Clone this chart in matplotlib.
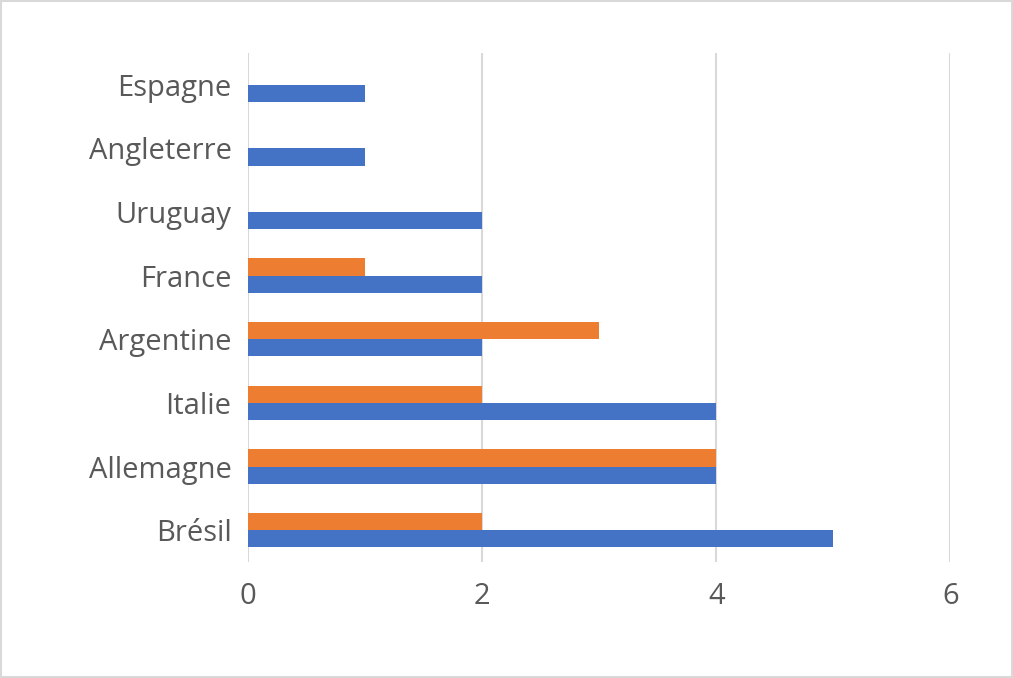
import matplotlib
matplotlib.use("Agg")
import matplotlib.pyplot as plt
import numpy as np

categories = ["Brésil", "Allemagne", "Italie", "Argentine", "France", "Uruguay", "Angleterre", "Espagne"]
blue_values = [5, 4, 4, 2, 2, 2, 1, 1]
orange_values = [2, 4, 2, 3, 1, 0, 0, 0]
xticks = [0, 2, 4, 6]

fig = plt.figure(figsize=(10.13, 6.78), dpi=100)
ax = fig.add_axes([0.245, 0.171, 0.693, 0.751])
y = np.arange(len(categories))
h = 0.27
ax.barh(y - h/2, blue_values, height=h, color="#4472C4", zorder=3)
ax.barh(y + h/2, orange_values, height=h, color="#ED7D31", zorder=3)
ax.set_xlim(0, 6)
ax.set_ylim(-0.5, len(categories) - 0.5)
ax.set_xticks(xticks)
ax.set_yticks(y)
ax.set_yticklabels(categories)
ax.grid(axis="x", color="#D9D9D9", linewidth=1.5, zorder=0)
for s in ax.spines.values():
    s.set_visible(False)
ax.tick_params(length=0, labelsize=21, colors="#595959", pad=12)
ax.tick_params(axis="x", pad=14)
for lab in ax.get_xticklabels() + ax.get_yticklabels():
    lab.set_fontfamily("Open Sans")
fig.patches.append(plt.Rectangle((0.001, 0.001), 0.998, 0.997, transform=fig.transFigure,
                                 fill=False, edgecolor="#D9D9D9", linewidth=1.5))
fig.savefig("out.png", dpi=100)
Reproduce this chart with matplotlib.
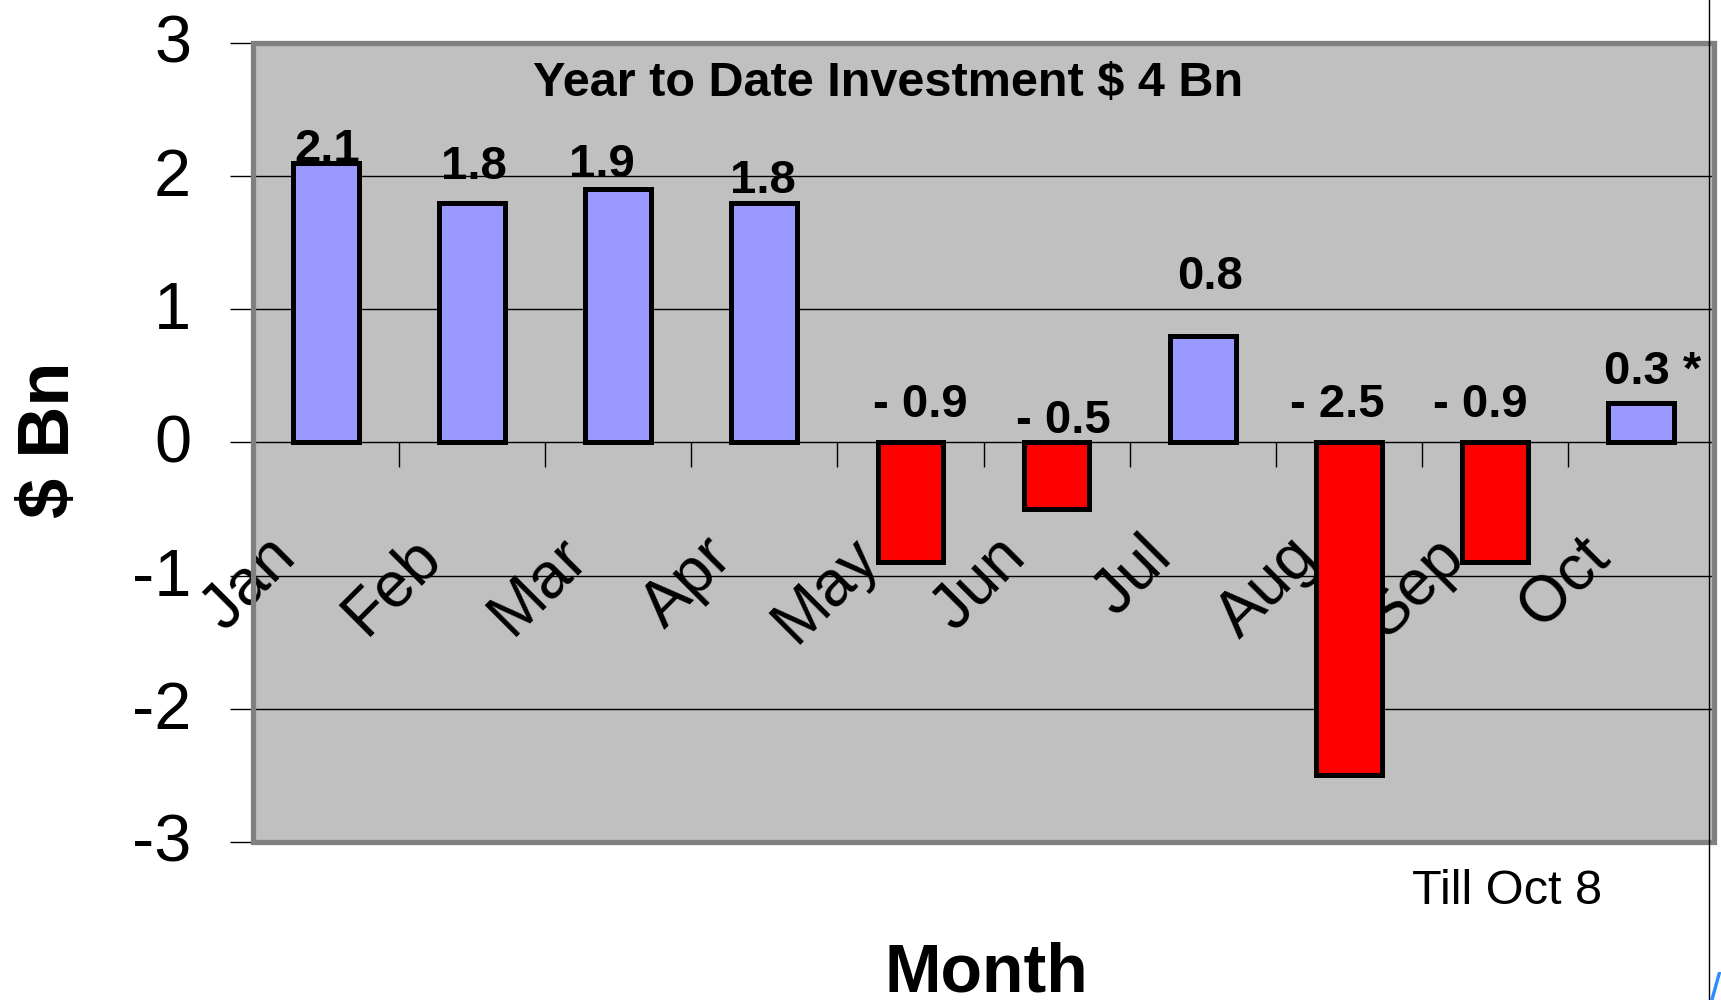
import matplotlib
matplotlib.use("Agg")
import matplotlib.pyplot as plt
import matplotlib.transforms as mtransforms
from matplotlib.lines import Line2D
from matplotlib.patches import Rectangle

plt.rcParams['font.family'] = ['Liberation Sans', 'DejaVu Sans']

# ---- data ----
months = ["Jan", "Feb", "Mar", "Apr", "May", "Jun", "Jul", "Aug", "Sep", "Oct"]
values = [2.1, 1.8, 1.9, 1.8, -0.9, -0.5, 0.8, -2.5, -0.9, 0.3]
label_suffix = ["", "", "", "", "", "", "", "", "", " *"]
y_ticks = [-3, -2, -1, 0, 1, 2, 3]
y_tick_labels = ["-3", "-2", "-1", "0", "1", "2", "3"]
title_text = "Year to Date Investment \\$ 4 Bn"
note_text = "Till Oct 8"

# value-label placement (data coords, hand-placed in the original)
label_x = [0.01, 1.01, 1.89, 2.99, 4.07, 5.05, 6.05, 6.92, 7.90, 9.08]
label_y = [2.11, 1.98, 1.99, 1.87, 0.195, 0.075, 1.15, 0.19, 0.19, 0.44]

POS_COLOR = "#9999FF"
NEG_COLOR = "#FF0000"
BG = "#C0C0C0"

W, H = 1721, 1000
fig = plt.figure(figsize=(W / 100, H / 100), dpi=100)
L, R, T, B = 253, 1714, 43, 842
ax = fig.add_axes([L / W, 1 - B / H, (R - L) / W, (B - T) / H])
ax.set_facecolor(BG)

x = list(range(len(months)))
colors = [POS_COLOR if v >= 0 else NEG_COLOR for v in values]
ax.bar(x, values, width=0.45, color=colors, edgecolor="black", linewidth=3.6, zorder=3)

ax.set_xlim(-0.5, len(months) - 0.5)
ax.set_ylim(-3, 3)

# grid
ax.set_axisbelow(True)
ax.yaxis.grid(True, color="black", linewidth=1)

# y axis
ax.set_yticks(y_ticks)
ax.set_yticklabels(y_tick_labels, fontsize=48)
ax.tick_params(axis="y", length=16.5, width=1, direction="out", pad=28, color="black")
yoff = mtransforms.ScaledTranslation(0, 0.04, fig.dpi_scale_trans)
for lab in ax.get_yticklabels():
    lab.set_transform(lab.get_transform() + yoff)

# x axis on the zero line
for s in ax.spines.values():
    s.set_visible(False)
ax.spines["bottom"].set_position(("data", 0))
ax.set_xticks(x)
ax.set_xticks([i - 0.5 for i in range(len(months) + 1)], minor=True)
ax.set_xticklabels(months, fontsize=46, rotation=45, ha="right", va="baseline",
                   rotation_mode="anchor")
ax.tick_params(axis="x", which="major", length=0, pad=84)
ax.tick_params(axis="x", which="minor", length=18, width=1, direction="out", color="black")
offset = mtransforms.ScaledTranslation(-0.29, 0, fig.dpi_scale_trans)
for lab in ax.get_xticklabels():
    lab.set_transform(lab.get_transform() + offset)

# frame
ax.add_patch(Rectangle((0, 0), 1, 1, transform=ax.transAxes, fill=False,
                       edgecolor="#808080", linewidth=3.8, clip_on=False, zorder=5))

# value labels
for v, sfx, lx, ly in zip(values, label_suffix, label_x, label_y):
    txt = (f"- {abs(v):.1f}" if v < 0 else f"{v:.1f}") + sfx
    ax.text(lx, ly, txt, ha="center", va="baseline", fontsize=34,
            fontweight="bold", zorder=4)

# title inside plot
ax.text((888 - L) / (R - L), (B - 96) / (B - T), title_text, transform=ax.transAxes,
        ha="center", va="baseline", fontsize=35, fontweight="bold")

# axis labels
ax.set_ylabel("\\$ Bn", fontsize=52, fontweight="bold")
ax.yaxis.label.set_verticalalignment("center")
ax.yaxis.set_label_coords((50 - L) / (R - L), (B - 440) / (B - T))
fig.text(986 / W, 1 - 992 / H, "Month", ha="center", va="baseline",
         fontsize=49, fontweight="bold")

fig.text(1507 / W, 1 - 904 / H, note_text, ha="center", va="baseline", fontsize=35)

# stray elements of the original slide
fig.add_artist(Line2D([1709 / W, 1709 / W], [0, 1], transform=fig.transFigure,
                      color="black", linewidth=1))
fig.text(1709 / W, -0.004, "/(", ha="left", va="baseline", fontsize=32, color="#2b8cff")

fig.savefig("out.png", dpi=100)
------------------------------------
Job: Repeat exactly the lines from the first line of the records above through the line containing "xticks = [0, 2, 4, 6]", both included. Leave out the pictures.

Task output:
Clone this chart in matplotlib.
import matplotlib
matplotlib.use("Agg")
import matplotlib.pyplot as plt
import numpy as np

categories = ["Brésil", "Allemagne", "Italie", "Argentine", "France", "Uruguay", "Angleterre", "Espagne"]
blue_values = [5, 4, 4, 2, 2, 2, 1, 1]
orange_values = [2, 4, 2, 3, 1, 0, 0, 0]
xticks = [0, 2, 4, 6]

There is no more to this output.